You'll like what's crashed into this page. Really.
The Egyptians are giving me grief. Not the flesh-and-blood kind, rather, the ones in my computer. I spend my nights pounding their little citadels into submission, only to have my Greek warriors sliced into shawerma.
I'm addicted to Age of Mythology, an obsession that involves building an empire and rousting the neighbours. In my head, my faux-dictatorship is as real as yesterday's No Doze. Trumpets make me tense, and the doorbell makes me feel like running for shelter.
I'm sizing up the trees in my front yard for wood, and I can even recognise a few more words from my Greek barber (a change from 'twenty-five bucks mate' and 'this should stop the bleeding').
More objectively, I'm intrigued by the mythology of the game. If you haven't yet played, the AOM campaign has you flinging swords as Greek hero Arkantos. Like a cross between Homer's Odyssey and the Boxing Day sales frenzy, Arkantos' major quest involves helping some Egyptian bint find and reassemble the pieces of the god Osiris, tossed to the four corners of the world.
Despite the fact that Greece didn't even rate as a chipshop in the first Egyptian dynasty, this stab at the mythos is reasonably accurate. According to Egyptian legend, there was a great feud between the King of the Gods -- Osiris -- and his brother Seth. Seth came up with a plan to dispose of his sibling -- cut him into pieces, and send his bits down the river ('his head went that way and his leg went that way'). Isis, wife of Osiris, then had to go on a long journey to find the pieces, eventually reassembling her husband into the first mummy.
But there's more to this story than the game lets on.

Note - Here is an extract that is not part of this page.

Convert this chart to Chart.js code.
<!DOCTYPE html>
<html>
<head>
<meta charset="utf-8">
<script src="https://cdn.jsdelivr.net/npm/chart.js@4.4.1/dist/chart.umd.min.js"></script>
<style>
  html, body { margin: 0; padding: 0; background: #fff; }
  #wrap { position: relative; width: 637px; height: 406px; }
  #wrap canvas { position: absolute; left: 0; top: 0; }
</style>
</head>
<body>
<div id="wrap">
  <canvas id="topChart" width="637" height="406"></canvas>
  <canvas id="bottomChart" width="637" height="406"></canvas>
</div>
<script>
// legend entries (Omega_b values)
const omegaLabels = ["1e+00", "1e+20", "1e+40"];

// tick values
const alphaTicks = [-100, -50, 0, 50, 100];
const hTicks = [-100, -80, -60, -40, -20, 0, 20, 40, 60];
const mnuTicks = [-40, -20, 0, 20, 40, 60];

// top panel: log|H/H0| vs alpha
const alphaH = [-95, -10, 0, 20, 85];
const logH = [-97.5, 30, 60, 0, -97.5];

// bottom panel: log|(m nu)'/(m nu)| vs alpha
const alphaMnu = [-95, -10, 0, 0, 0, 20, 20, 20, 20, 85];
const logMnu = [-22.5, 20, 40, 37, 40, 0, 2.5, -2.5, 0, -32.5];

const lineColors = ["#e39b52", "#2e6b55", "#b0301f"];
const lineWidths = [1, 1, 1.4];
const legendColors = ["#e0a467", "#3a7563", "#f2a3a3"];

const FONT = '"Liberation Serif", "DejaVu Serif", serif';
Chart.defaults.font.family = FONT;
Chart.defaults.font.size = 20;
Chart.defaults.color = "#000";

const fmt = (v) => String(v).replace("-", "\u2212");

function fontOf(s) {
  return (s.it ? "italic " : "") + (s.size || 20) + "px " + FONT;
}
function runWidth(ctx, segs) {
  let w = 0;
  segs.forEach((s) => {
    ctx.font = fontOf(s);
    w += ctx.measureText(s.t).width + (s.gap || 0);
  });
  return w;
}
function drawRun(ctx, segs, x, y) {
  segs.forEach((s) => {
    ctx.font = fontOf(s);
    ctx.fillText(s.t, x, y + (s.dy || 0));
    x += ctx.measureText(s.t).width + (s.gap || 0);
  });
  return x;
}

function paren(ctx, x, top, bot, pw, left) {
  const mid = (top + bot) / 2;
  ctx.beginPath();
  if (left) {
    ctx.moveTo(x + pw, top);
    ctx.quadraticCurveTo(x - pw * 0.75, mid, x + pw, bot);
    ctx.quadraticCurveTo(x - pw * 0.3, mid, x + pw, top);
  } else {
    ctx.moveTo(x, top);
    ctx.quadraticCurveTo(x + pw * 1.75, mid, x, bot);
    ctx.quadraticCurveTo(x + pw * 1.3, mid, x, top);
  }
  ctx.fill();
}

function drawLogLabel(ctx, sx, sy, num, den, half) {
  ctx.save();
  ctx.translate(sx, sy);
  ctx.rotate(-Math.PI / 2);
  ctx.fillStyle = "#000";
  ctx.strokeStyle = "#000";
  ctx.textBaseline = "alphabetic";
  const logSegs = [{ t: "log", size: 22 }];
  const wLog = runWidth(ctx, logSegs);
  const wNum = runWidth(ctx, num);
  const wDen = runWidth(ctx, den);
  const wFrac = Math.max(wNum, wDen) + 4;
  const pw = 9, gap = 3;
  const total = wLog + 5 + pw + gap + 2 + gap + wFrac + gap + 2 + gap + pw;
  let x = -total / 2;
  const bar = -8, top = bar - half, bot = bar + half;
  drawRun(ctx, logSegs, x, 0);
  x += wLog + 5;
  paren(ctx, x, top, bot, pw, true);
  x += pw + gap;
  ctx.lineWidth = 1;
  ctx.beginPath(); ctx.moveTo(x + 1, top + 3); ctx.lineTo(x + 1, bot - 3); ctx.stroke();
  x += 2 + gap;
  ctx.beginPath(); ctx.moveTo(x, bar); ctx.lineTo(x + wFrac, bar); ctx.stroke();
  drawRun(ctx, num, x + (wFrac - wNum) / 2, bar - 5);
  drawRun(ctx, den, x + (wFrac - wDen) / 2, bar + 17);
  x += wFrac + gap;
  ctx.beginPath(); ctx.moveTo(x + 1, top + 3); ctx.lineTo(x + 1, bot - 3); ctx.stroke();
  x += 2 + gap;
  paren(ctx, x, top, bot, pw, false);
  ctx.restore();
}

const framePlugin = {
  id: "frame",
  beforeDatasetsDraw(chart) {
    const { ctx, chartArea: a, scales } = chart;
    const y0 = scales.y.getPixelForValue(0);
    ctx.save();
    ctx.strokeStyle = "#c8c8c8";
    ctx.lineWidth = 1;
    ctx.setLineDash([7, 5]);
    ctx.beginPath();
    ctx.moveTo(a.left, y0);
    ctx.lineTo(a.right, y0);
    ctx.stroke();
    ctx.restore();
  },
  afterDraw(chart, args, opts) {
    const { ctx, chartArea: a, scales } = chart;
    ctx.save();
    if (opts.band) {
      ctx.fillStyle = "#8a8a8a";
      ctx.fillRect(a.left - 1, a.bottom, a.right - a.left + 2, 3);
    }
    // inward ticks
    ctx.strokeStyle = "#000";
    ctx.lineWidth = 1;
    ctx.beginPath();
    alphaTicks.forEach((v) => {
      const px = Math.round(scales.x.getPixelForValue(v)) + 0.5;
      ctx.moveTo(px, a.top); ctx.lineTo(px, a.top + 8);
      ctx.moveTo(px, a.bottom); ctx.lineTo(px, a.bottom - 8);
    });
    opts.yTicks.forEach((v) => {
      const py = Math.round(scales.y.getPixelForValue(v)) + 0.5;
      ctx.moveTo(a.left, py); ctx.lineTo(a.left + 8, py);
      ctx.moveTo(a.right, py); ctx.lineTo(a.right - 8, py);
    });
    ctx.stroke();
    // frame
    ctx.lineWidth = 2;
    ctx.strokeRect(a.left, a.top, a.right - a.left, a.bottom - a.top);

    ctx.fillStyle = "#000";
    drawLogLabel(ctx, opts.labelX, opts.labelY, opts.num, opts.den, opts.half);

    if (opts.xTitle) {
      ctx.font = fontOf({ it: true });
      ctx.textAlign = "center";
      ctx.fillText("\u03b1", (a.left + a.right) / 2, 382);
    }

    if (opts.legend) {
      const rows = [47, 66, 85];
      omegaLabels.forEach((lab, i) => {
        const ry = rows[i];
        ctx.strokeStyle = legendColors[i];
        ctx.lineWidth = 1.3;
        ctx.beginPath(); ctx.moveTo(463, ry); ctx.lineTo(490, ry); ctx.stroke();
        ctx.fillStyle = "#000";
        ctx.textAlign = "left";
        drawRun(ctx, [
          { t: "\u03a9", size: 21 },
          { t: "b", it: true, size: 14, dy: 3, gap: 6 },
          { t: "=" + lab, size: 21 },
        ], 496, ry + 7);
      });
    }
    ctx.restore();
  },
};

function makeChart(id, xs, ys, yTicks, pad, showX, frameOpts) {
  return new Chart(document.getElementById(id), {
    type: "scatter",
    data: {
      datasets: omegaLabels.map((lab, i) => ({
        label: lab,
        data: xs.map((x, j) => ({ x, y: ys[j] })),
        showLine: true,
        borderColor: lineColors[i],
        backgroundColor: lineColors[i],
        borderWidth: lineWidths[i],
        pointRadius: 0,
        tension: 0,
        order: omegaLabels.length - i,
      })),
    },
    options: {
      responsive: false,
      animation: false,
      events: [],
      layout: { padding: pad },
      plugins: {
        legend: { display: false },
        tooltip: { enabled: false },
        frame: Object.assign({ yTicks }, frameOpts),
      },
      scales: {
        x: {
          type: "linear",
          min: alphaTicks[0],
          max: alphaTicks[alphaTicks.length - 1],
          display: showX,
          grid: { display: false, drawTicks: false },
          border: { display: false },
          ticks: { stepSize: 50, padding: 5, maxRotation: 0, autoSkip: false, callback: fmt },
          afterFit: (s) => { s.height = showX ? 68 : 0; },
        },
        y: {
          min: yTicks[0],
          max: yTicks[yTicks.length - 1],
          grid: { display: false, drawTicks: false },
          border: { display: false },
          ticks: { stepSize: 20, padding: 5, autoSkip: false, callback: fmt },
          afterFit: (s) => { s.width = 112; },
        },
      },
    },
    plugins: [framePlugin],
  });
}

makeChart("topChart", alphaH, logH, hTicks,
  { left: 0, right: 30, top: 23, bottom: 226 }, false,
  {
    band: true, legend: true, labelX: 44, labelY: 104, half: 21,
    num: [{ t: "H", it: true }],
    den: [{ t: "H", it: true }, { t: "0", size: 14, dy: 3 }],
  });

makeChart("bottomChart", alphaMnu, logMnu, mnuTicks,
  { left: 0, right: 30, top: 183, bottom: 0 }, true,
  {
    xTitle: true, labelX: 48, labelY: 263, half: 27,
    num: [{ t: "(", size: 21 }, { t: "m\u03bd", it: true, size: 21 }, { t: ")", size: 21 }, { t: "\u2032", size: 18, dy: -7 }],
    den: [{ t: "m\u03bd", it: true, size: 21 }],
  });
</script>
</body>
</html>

Seth apparently severed the phallus of Osiris and dropped it into the Nile, where it was eaten by a fish (d'oh!). When Isis pieced her husband back together, she was forced to make a replacement member out of clay (presumably the first written evidence of the word 'dildo'). Oh, the perils of being an Egyptian god.
There's equally sordid tales from Greek mythology -- things you'll never see in a Microsoft product. Ever wondered where the Minotaur came from? The legend tells of a witch called Pasiphae who was afflicted with an unnatural desire for bulls (that's right -- bulls). With the help of Daidalos, Pasiphae hid herself in a cow made of wood and. . . the rest is history. Not the easiest thing to animate in a computer game, sure, but a lot more accurate.
The Norse legends are also questionable. Loki , God of Fire and Chaos, could apparently change his sex at will. As the original indoor sportsman, Loki mated with a number of lesser gods in quick succession, fathering Hel, Goddess of Death, Jörmungand the Serpent, and Fenrir the Wolf. Then as a woman he bore Sleipnir, God of Sexual Ambiguity (just jokes). I'm starting to see why the Scandinavians invented the kilt. . .
I'm guessing there are only so many legends the game developers can savage. What then? Well, I've consulted my crystal ball (the same one that said Kim Beazley would become PM and that the mullet would make a comeback) and my prediction is a strategy game set in the present day, called Age of Mediocrity. The game goes something like this. . .
Rather than a central village, you're based around a suburban house. Farms become computer desks, where you work to make cash, not crops. Forests become rubbish dumps or footy grounds, for collecting Aluminium cans. Gold mines are nightclubs or bars, where you score for each 'score' (you can either take your partner back to the house, or to a nearby panel van).
Then there's the special units: the Jehovah's Witness, knocking on homes until you're forced to leave; the Slut, a nightclub patron that distributes viruses; and the Greenie that forces dumps to be relocated to the other side of the map. There's also the Property Developer that bulldozes everything in its path, and the Shane Warne unit that performs like a champion, until your opponents research pharmaceuticals.
My biggest concern is that the game will be unrealistically sanitised. The last thing I want to see is milkmen who only deliver milk, or council workers who actually work. Let's face it -- there's only so much mythology we can bear.